Many hands make light work
With inventor and magician Adrian Westaway’s Magic Light, you just grab a beam and go
Imagine the following situations: relocating office desks and finding the overhead lights are in the wrong position; a surgeon immersed in an operation needs a wider beam of light; or a shop display has changed and requires newly positioned spotlights.
These are not only irritating and time-consuming situations to resolve — and possibly life-threatening — but they can also be costly. But a lighting technology is being developed that allows the user to grab a beam of light and move it around or make it larger or smaller.
Twenty-seven-year-old inventor Adrian Westaway has spent more than two years developing and refining his Magic Light, a device that allows the user to interact directly with a beam of light as if it were a physical entity, touching it, moving it or stretching it.
“I’m a magician as well as being an electronic engineer,” he reveals, “so the combination of magic, engineering, design and electronics is perfect for me.”
Westaway does seem well suited to such a project. He was 11 years old when he wrote to TV magician Paul Daniels asking him how he makes people disappear. Daniels wrote back and, while not divulging his secret, suggested he read books on the subject. Westaway was hooked. Today he performs magic for friends and family, and still finds time to read magic books.
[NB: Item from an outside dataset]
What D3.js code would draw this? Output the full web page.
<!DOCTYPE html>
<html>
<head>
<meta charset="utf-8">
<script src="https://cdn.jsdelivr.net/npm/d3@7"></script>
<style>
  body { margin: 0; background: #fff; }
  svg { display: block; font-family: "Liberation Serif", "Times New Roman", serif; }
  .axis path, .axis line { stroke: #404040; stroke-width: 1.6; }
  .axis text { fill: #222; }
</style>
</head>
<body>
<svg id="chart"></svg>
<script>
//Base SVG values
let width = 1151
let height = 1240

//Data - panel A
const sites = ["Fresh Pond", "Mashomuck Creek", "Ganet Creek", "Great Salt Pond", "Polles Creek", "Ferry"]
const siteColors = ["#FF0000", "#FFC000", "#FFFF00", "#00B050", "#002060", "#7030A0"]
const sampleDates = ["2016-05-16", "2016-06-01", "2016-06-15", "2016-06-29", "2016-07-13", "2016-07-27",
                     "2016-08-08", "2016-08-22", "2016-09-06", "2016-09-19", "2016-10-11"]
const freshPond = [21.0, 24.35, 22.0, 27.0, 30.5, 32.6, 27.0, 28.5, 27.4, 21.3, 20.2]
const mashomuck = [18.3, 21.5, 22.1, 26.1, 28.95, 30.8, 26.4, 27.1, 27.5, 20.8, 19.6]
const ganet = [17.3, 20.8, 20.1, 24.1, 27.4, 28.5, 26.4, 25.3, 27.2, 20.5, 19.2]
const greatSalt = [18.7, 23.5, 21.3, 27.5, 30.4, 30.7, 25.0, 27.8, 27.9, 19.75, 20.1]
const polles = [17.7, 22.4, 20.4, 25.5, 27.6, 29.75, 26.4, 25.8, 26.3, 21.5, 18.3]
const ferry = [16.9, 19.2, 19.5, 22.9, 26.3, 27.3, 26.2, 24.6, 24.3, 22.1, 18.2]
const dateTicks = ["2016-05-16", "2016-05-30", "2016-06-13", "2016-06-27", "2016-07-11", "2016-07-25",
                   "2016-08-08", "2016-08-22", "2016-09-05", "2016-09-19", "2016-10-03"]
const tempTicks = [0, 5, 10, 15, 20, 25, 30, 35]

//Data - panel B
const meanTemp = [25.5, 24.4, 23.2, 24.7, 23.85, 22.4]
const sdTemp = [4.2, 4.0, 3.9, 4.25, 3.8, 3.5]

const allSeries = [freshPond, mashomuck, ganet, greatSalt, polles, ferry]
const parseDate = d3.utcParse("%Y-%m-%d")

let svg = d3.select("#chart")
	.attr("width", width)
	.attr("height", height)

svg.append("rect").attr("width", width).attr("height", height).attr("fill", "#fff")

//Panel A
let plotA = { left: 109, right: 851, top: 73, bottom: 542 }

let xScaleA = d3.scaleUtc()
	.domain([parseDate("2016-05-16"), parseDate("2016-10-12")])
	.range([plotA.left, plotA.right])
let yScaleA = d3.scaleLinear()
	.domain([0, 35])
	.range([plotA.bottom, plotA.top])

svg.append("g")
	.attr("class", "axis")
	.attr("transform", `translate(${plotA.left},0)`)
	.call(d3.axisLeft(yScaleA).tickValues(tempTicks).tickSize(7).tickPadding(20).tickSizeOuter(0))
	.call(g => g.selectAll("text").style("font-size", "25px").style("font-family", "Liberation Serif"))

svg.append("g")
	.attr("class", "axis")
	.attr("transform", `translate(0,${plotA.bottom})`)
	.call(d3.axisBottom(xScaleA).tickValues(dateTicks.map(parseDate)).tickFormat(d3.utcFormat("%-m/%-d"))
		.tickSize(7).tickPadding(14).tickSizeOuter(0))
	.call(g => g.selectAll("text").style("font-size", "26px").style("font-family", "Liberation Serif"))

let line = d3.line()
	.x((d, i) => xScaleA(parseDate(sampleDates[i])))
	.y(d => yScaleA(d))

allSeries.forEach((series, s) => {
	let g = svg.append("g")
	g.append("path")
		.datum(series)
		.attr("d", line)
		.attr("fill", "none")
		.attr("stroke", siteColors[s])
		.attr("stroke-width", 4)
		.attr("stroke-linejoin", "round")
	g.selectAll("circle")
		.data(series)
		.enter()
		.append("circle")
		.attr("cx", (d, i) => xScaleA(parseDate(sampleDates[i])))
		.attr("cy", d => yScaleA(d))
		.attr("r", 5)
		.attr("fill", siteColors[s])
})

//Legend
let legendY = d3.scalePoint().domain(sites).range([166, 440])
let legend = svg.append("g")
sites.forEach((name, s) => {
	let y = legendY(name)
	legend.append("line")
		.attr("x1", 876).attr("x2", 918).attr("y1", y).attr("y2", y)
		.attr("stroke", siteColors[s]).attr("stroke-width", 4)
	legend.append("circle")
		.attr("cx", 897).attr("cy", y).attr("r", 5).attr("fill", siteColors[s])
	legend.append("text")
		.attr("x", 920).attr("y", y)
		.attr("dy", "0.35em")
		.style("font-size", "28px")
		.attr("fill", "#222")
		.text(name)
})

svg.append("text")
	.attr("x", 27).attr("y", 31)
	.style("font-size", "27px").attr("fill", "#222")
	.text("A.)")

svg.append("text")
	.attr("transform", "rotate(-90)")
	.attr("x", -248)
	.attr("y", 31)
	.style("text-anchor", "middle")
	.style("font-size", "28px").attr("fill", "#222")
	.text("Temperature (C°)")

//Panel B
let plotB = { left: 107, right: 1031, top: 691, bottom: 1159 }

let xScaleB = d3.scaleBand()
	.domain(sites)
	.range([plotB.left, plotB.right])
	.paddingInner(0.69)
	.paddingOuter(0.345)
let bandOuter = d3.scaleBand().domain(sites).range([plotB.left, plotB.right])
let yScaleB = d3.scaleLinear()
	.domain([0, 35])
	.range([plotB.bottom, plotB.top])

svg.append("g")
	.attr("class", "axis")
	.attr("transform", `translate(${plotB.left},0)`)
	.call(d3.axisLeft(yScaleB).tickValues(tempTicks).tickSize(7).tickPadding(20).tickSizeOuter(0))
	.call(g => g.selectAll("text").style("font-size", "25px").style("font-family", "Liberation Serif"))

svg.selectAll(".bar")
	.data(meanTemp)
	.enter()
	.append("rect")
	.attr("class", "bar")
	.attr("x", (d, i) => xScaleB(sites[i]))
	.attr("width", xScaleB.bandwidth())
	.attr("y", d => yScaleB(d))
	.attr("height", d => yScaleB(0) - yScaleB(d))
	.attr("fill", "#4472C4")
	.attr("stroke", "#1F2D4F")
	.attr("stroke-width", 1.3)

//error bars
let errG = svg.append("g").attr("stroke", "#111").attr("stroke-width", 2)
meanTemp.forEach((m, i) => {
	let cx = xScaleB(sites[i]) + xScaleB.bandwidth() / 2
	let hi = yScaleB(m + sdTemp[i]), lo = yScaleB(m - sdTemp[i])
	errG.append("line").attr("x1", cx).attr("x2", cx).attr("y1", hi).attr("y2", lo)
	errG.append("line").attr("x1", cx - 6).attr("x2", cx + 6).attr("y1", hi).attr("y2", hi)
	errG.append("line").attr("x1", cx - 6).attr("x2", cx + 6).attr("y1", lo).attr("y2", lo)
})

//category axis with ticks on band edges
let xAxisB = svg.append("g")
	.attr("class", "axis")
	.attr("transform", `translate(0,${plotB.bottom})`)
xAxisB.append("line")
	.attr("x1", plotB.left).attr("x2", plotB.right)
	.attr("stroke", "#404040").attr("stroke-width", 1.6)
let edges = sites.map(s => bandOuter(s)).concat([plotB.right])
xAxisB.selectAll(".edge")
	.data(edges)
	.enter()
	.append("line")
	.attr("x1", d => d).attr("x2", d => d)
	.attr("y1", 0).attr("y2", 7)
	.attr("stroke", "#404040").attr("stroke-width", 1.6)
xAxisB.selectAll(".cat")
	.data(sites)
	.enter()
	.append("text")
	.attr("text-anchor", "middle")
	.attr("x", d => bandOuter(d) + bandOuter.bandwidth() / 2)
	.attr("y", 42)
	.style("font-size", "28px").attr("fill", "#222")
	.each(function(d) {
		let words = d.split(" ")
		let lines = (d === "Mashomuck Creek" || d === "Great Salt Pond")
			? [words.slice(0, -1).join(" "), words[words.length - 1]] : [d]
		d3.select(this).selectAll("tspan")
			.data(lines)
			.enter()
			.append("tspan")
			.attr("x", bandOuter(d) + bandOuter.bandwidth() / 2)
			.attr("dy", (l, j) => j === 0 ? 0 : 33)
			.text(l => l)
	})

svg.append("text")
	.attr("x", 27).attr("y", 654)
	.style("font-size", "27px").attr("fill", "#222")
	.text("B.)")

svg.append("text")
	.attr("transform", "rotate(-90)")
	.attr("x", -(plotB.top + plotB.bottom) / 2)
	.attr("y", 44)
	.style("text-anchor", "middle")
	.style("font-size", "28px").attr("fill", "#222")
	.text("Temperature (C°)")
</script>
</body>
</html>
When it came to studying, however, he read electronic engineering at Bristol University before heading off to the Royal College of Art.
The idea for the Magic Light first emerged from a week-long project Westaway did with fellow student Stephanie Chen in the first year of their masters in industrial design engineering at the RCA. The device they came up with was quite crude and didn’t work properly, saysWestaway, but the idea stayed with him and, with Chen’s blessing, he decided to make it the focus of his solo graduation project, and spent three months developing the prototype.
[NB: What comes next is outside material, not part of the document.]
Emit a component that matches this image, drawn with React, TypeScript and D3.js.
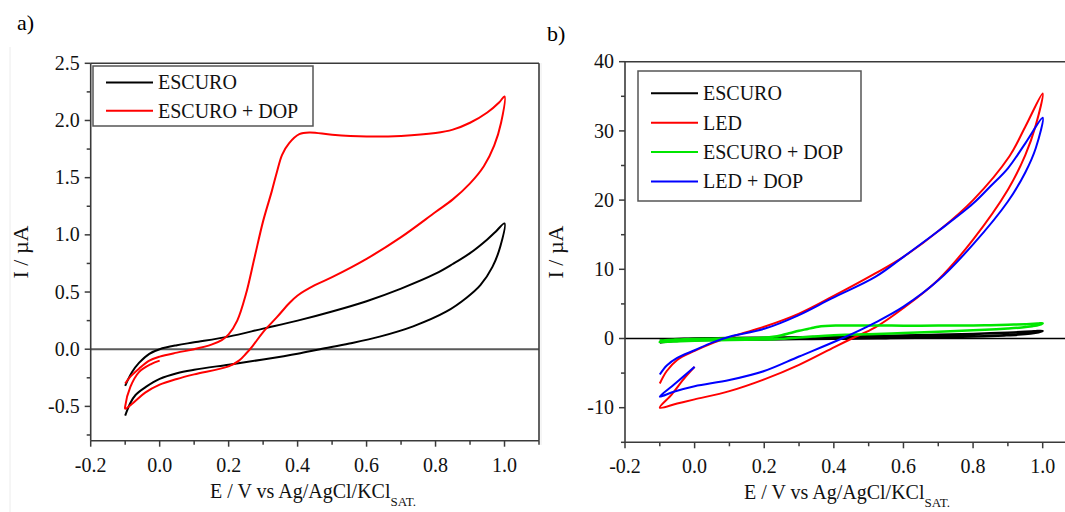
import * as d3 from 'd3';

// potential axis (shared by both panels)
const xTicks = [-0.2, 0.0, 0.2, 0.4, 0.6, 0.8, 1.0];
const xMinor = [-0.1, 0.1, 0.3, 0.5, 0.7, 0.9, 1.1];
const yTicksA = [-0.5, 0.0, 0.5, 1.0, 1.5, 2.0, 2.5];
const yMinorA = [-0.75, -0.25, 0.25, 0.75, 1.25, 1.75, 2.25];
const yTicksB = [-10, 0, 10, 20, 30, 40];
const yMinorB = [-15, -5, 5, 15, 25, 35];

// [E (V), I (uA)]
const escuro: [number, number][] = [
  [-0.1, -0.58], [-0.085, -0.47], [-0.07, -0.4], [-0.04, -0.33], [0.0, -0.26], [0.05, -0.21],
  [0.1, -0.18], [0.2, -0.135], [0.3, -0.09], [0.4, -0.04], [0.465, 0.0], [0.55, 0.05],
  [0.638, 0.11], [0.735, 0.2], [0.832, 0.33], [0.89, 0.45], [0.93, 0.56], [0.965, 0.72],
  [0.988, 0.9], [1.0, 1.1],
  [0.975, 1.03], [0.95, 0.96], [0.9, 0.84], [0.85, 0.745], [0.8, 0.66], [0.7, 0.53],
  [0.6, 0.42], [0.5, 0.33], [0.4, 0.25], [0.3, 0.18], [0.2, 0.11], [0.1, 0.06], [0.05, 0.035], [0.0, 0.0],
  [-0.03, -0.04], [-0.06, -0.12], [-0.08, -0.2], [-0.1, -0.32],
];

const escuroDop: [number, number][] = [
  [0.0, -0.1], [-0.025, -0.13], [-0.06, -0.2], [-0.085, -0.33], [-0.1, -0.5],
  [-0.1, -0.52], [-0.077, -0.47], [-0.042, -0.38], [0.0, -0.31], [0.05, -0.26], [0.1, -0.22],
  [0.2, -0.15], [0.23, -0.1], [0.25, -0.04], [0.27, 0.03], [0.3, 0.15], [0.34, 0.28],
  [0.375, 0.4], [0.4, 0.47], [0.45, 0.56], [0.5, 0.63], [0.6, 0.79], [0.7, 0.98], [0.8, 1.2],
  [0.85, 1.31], [0.9, 1.45], [0.94, 1.6], [0.97, 1.78], [0.99, 1.98], [1.0, 2.21],
  [0.985, 2.16], [0.95, 2.07], [0.9, 1.98], [0.85, 1.92], [0.8, 1.89], [0.7, 1.865], [0.6, 1.86],
  [0.5, 1.875], [0.435, 1.895], [0.405, 1.88], [0.375, 1.8], [0.355, 1.7], [0.34, 1.55],
  [0.325, 1.38], [0.3, 1.12], [0.275, 0.8], [0.25, 0.48], [0.225, 0.25], [0.2, 0.13],
  [0.18, 0.08], [0.15, 0.04], [0.1, 0.0], [0.05, -0.03], [0.0, -0.065], [-0.03, -0.1],
  [-0.06, -0.17], [-0.085, -0.24], [-0.1, -0.3],
];

const led: [number, number][] = [
  [0.0, -4.1], [-0.032, -5.9], [-0.066, -8.1], [-0.1, -10.0],
  [-0.05, -9.4], [0.0, -8.8], [0.1, -7.6], [0.2, -5.9], [0.3, -3.8], [0.403, -1.2], [0.452, 0.0],
  [0.519, 1.6], [0.6, 4.4], [0.7, 8.5], [0.8, 14.3], [0.9, 21.5], [0.95, 26.5],
  [0.98, 30.8], [1.0, 35.4],
  [0.95, 30.6], [0.904, 26.3], [0.8, 20.0], [0.702, 15.6], [0.6, 11.8], [0.519, 9.4], [0.394, 6.0],
  [0.3, 3.6], [0.2, 1.7], [0.134, 0.7], [0.1, 0.15], [0.05, -0.7], [0.0, -1.8],
  [-0.05, -3.1], [-0.08, -4.7], [-0.1, -6.5],
];

const ledDop: [number, number][] = [
  [0.0, -4.1], [-0.03, -5.4], [-0.065, -6.9], [-0.1, -8.4],
  [-0.06, -7.7], [0.0, -6.9], [0.1, -6.0], [0.2, -4.7], [0.3, -2.6], [0.423, 0.0],
  [0.519, 2.3], [0.6, 4.6], [0.7, 8.4], [0.8, 13.6], [0.9, 19.8], [0.95, 24.0],
  [0.98, 27.5], [1.0, 31.9],
  [0.95, 28.2], [0.9, 24.6], [0.85, 22.0], [0.8, 19.5], [0.702, 15.6], [0.6, 11.8], [0.519, 8.9], [0.394, 5.8],
  [0.298, 3.35], [0.2, 1.4], [0.1, 0.25], [0.05, -0.6], [0.0, -1.7], [-0.05, -2.8],
  [-0.08, -3.9], [-0.1, -5.2],
];

type Series = { label: string; color: string; data: [number, number][]; width?: number };

const seriesA: Series[] = [
  { label: 'ESCURO', color: '#000000', data: escuro },
  { label: 'ESCURO + DOP', color: '#ff0000', data: escuroDop },
];

const seriesB: Series[] = [
  { label: 'ESCURO', color: '#000000', data: escuro, width: 2.5 },
  { label: 'LED', color: '#ff0000', data: led },
  { label: 'ESCURO + DOP', color: '#00e600', data: escuroDop, width: 2.5 },
  { label: 'LED + DOP', color: '#0000ff', data: ledDop },
];

const font = 'Liberation Serif, DejaVu Serif, Times New Roman, serif';
const axisColor = '#3a3a3a';

type PanelProps = {
  tag: string;
  tagX: number;
  tagY: number;
  left: number;
  right: number;
  top: number;
  bottom: number;
  yDomain: [number, number];
  yTicks: number[];
  yMinor: number[];
  yFmt: (v: number) => string;
  series: Series[];
  legend: { x: number; y: number; w: number; h: number; row0: number; rowStep: number };
  zeroColor: string;
  zeroWidth: number;
  xTitleX: number;
  yTitleX: number;
  lineWidth: number;
};

function Panel(p: PanelProps) {
  const x = d3.scaleLinear([-0.2, 1.1], [p.left, p.right]);
  const y = d3.scaleLinear(p.yDomain, [p.bottom, p.top]);
  const line = d3
    .line<[number, number]>()
    .x((d) => x(d[0]))
    .y((d) => y(d[1]))
    .curve(d3.curveCatmullRom.alpha(0.5));
  const lg = p.legend;
  return (
    <g style={{ fontFamily: font }}>
      <text x={p.tagX} y={p.tagY} fontSize={22} fill="#000">{p.tag}</text>
      {/* zero line */}
      <line x1={p.left} x2={p.right} y1={y(0)} y2={y(0)} stroke={p.zeroColor} strokeWidth={p.zeroWidth} />
      {/* curves */}
      {p.series.map((s) => (
        <path key={s.label} d={line(s.data) ?? ''} fill="none" stroke={s.color} strokeWidth={s.width ?? p.lineWidth} strokeLinejoin="round" />
      ))}
      {/* frame */}
      <line x1={p.left} x2={p.right} y1={p.top} y2={p.top} stroke={axisColor} strokeWidth={1.6} />
      <line x1={p.right} x2={p.right} y1={p.top} y2={p.bottom} stroke={axisColor} strokeWidth={1.6} />
      <line x1={p.left} x2={p.left} y1={p.top} y2={p.bottom} stroke={axisColor} strokeWidth={1.6} />
      <line x1={p.left} x2={p.right} y1={p.bottom} y2={p.bottom} stroke={axisColor} strokeWidth={1.6} />
      {/* x ticks */}
      {xTicks.map((t) => (
        <g key={t}>
          <line x1={x(t)} x2={x(t)} y1={p.bottom} y2={p.bottom + 6} stroke={axisColor} strokeWidth={1.5} />
          <text x={x(t)} y={p.bottom + 31} fontSize={20} textAnchor="middle" fill="#111">{t.toFixed(1)}</text>
        </g>
      ))}
      {xMinor.map((t) => (
        <line key={t} x1={x(t)} x2={x(t)} y1={p.bottom} y2={p.bottom + 4} stroke={axisColor} strokeWidth={1.5} />
      ))}
      {/* y ticks */}
      {p.yTicks.map((t) => (
        <g key={t}>
          <line x1={p.left - 6} x2={p.left} y1={y(t)} y2={y(t)} stroke={axisColor} strokeWidth={1.5} />
          <text x={p.left - 11} y={y(t)} dy="0.33em" fontSize={20} textAnchor="end" fill="#111">{p.yFmt(t)}</text>
        </g>
      ))}
      {p.yMinor.map((t) => (
        <line key={t} x1={p.left - 4} x2={p.left} y1={y(t)} y2={y(t)} stroke={axisColor} strokeWidth={1.5} />
      ))}
      {/* axis titles */}
      <text x={p.xTitleX} y={p.bottom + 57} fontSize={20} textAnchor="middle" fill="#111">
        <tspan>E / V vs Ag/AgCl/KCl</tspan>
        <tspan fontSize={13} dy={8}>SAT.</tspan>
      </text>
      <text
        transform={`translate(${p.yTitleX},${(p.top + p.bottom) / 2}) rotate(-90)`}
        fontSize={22}
        textAnchor="middle"
        fill="#111"
      >
        I / µA
      </text>
      {/* legend */}
      <rect x={lg.x} y={lg.y} width={lg.w} height={lg.h} fill="#fff" stroke="#555" strokeWidth={1.5} />
      {p.series.map((s, i) => {
        const ry = lg.row0 + i * lg.rowStep;
        return (
          <g key={s.label}>
            <line x1={lg.x + 13} x2={lg.x + 60} y1={ry} y2={ry} stroke={s.color} strokeWidth={2} />
            <text x={lg.x + 65} y={ry} dy="0.34em" fontSize={20} fill="#111">{s.label}</text>
          </g>
        );
      })}
    </g>
  );
}

export default function App() {
  return (
    <svg
      width={1065}
      height={512}
      style={{ position: 'absolute', left: 0, top: 0, background: '#fff' }}
    >
      <rect width={1065} height={512} fill="#fff" />
      <line x1={10} x2={10} y1={47} y2={512} stroke="#ececec" strokeWidth={1} />
      <line x1={541} x2={541} y1={63} y2={445} stroke="#ececec" strokeWidth={1} />
      <Panel
        tag="a)"
        tagX={17}
        tagY={30}
        left={90.7}
        right={539}
        top={63.3}
        bottom={440.7}
        yDomain={[-0.8, 2.5]}
        yTicks={yTicksA}
        yMinor={yMinorA}
        yFmt={(v) => v.toFixed(1)}
        series={seriesA}
        legend={{ x: 93, y: 66, w: 220, h: 60, row0: 82.6, rowStep: 28.2 }}
        zeroColor="#5a5a5a"
        zeroWidth={2}
        xTitleX={313}
        yTitleX={28}
        lineWidth={2}
      />
      <Panel
        tag="b)"
        tagX={547}
        tagY={41}
        left={625}
        right={1077.5}
        top={61.7}
        bottom={442.3}
        yDomain={[-15, 40]}
        yTicks={yTicksB}
        yMinor={yMinorB}
        yFmt={(v) => String(v)}
        series={seriesB}
        legend={{ x: 638, y: 71, w: 223, h: 130, row0: 93.3, rowStep: 29.4 }}
        zeroColor="#000"
        zeroWidth={1.5}
        xTitleX={847}
        yTitleX={563}
        lineWidth={2}
      />
    </svg>
  );
}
Limited funds and time meant the light device he made in 2007 was, as he puts it, “quite a Frankenstein creation” made up of “bits and bobs”. He says: “The beam could move up and down and left and right, but it didn’t move smoothly and was a basic form I’d rustled together.”
The beam can be locked by means of a hand gesture so that it remains completely still
Nevertheless it generated a lot of interest at his degree show and won Westaway two awards — the James Dyson Innovation Fellowship and an Innovation RCA programme called Selected Works. The prize money paid for a patent on his concept and also paid Westaway a part-time salary to continue developing the device. In January, the evolved design won the Royal Commission for the Exhibition of 1851’s 2008 Fellowship for Design. This major fellowship supports a research programme over two years and is worth £30,000 a year.
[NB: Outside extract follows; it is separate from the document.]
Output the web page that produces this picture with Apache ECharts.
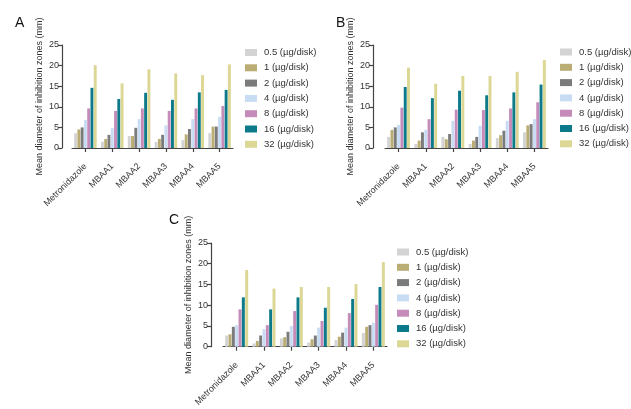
<!DOCTYPE html>
<html>
<head>
<meta charset="utf-8">
<script src="https://cdn.jsdelivr.net/npm/echarts@6/dist/echarts.min.js"></script>
<style>
  html, body { margin: 0; padding: 0; background: #fff; }
  #chart { width: 631px; height: 409px; }
</style>
</head>
<body>
<div id="chart"></div>
<script>
// ---- Data ----
const categories = ['Metronidazole', 'MBAA1', 'MBAA2', 'MBAA3', 'MBAA4', 'MBAA5'];
const doses = ['0.5 (µg/disk)', '1 (µg/disk)', '2 (µg/disk)', '4 (µg/disk)', '8 (µg/disk)', '16 (µg/disk)', '32 (µg/disk)'];
const yTicks = [0, 5, 10, 15, 20, 25];
const panelLabels = ['A', 'B', 'C'];
const yTitle = 'Mean diameter of inhibition zones (mm)';

// Panel A values per dose (across categories)
const A_d05 = [3.6, 1.5, 2.9, 1.5, 1.9, 3.6];
const A_d1  = [4.5, 2.2, 2.9, 2.2, 3.3, 5.2];
const A_d2  = [5.0, 3.2, 4.9, 3.2, 4.6, 5.2];
const A_d4  = [6.8, 4.8, 7.0, 5.5, 7.0, 7.6];
const A_d8  = [9.6, 9.0, 9.6, 9.0, 9.6, 10.2];
const A_d16 = [14.6, 11.9, 13.4, 11.7, 13.5, 14.1];
const A_d32 = [20.1, 15.7, 19.1, 18.1, 17.7, 20.3];

// Panel B
const B_d05 = [2.7, 1.0, 2.7, 1.0, 2.4, 3.8];
const B_d1  = [4.4, 1.8, 2.1, 1.8, 3.1, 5.5];
const B_d2  = [5.0, 3.8, 3.4, 2.7, 4.2, 5.8];
const B_d4  = [5.6, 4.4, 6.6, 5.4, 6.6, 7.0];
const B_d8  = [9.8, 7.0, 9.3, 9.2, 9.6, 11.1];
const B_d16 = [14.8, 12.1, 13.9, 12.8, 13.5, 15.4];
const B_d32 = [19.5, 15.6, 17.5, 17.5, 18.5, 21.4];

// Panel C
const C_d05 = [2.7, 0.8, 2.0, 1.0, 1.6, 3.3];
const C_d1  = [3.0, 1.4, 2.3, 1.8, 2.4, 4.8];
const C_d2  = [4.8, 2.7, 3.6, 2.7, 3.4, 5.2];
const C_d4  = [5.2, 4.2, 5.0, 4.6, 4.6, 5.8];
const C_d8  = [9.0, 5.2, 8.6, 6.2, 8.1, 10.1];
const C_d16 = [11.9, 9.0, 11.9, 9.4, 11.5, 14.4];
const C_d32 = [18.5, 14.0, 14.4, 14.4, 15.1, 20.4];

const panelData = [
  [A_d05, A_d1, A_d2, A_d4, A_d8, A_d16, A_d32],
  [B_d05, B_d1, B_d2, B_d4, B_d8, B_d16, B_d32],
  [C_d05, C_d1, C_d2, C_d4, C_d8, C_d16, C_d32]
];

// ---- Styles ----
const colors = ['#d3d3d3', '#b9ad74', '#7b7b7b', '#c8dcf3', '#c58cba', '#0d7a8b', '#dcd795'];
const FONT = 'Liberation Sans, Arial, sans-serif';
const axisColor = '#444';

const grids = [
  { left: 72, top: 45, width: 161, height: 103 },
  { left: 385, top: 45, width: 163, height: 103 },
  { left: 223, top: 243, width: 164, height: 105 }
];
const yOffsets = [10, 12, 12];
const legendPos = [
  { left: 245, top: 47 },
  { left: 560, top: 46.5 },
  { left: 397, top: 246.5 }
];
const letterPos = [
  { x: 15, y: 16 },
  { x: 336, y: 16 },
  { x: 169, y: 213 }
];

const option = {
  backgroundColor: '#fff',
  animation: false,
  textStyle: { fontFamily: FONT },
  grid: grids.map(g => Object.assign({ containLabel: false }, g)),
  xAxis: grids.map((g, i) => ({
    type: 'category',
    gridIndex: i,
    data: categories,
    offset: 12,
    axisLine: { show: true, lineStyle: { color: axisColor, width: 1.2 } },
    axisTick: { show: true, alignWithLabel: true, length: 4, lineStyle: { color: axisColor, width: 1.2 } },
    axisLabel: { rotate: 45, fontSize: 9, color: '#333', margin: 5, fontFamily: FONT, interval: 0 },
    splitLine: { show: false }
  })),
  yAxis: grids.map((g, i) => ({
    type: 'value',
    gridIndex: i,
    min: 0,
    max: 25,
    interval: 5,
    offset: yOffsets[i],
    name: yTitle,
    nameLocation: 'middle',
    nameRotate: 90,
    nameGap: 18,
    nameTextStyle: { fontSize: 9, color: '#333', fontFamily: FONT },
    axisLine: { show: true, lineStyle: { color: axisColor, width: 1.2 } },
    axisTick: { show: true, length: 4, lineStyle: { color: axisColor, width: 1.2 } },
    axisLabel: { fontSize: 9, color: '#333', margin: 3, fontFamily: FONT },
    splitLine: { show: false }
  })),
  legend: legendPos.map(p => ({
    left: p.left,
    top: p.top,
    padding: 0,
    orient: 'vertical',
    data: doses,
    itemWidth: 12,
    itemHeight: 7,
    itemGap: 4.3,
    icon: 'rect',
    selectedMode: false,
    textStyle: { fontSize: 9.5, color: '#333', lineHeight: 11, fontFamily: FONT, padding: [0, 0, 0, 2] }
  })),
  graphic: panelLabels.map((t, i) => ({
    type: 'text',
    left: letterPos[i].x,
    top: letterPos[i].y,
    style: { text: t, fontSize: 14, fill: '#111', fontFamily: FONT }
  })),
  series: []
};

panelData.forEach((arrs, p) => {
  arrs.forEach((vals, d) => {
    option.series.push({
      type: 'bar',
      name: doses[d],
      xAxisIndex: p,
      yAxisIndex: p,
      data: vals,
      barGap: '12%',
      barCategoryGap: '16%',
      itemStyle: { color: colors[d] }
    });
  });
});

const chart = echarts.init(document.getElementById('chart'), null, { renderer: 'canvas' });
chart.setOption(option);
</script>
</body>
</html>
Westaway says his ambition for the light is that he wants “to give people complete control of lighting. Lighting is often fixed and those that you can control is held down with all kinds of paraphernalia, I want light to move in a natural way.”
He says there is no restriction on the type of light source — it could be a bulb or LEDs and could be recessed or attached to a ceiling, wall or floor. The technology uses video recognition and runs on platforms similar to camera phones. Integrated into the device is intelligent software that allows the camera to look for hand gestures, when it detects a gesture, the beam moves towards it.
Westaway’s latest development is to enable the light beam to be stretched — by grabbing the edge of the beam and pulling it, allowing the beam to grow bigger or smaller. The beam can also be locked by means of a hand gesture so that it remains completely still. He is keen to point out that the beam isn’t constantly moving when people pass by or if they wave their hands about — “It’s intelligent and it knows when it needs to be moved,” he says.
Westaway is now experimenting with different hand gestures and working out how the device responds, as well as working on ways of dimming and softening the beam.
The Magic Light is still two years away from being manufactured. Westaway says it all depends on the application and the quantities involved, but he hopes that by early 2010 the technology will be at a stage where it can be made into prototypes suitable for shops and banquet lighting where spotlights are needed to shine onto tables that need to be set up very quickly.
He says he’s looking for a company to license and co-develop it and when that happens he anticipates it being a very versatile device suitable for lighting buildings in residential, commercial, industrial, retail and medical use. Westaway stresses that the technology and the simple motors in the light are relatively cheap, and estimates that Magic Lights could be produced for about £50 to £60 each.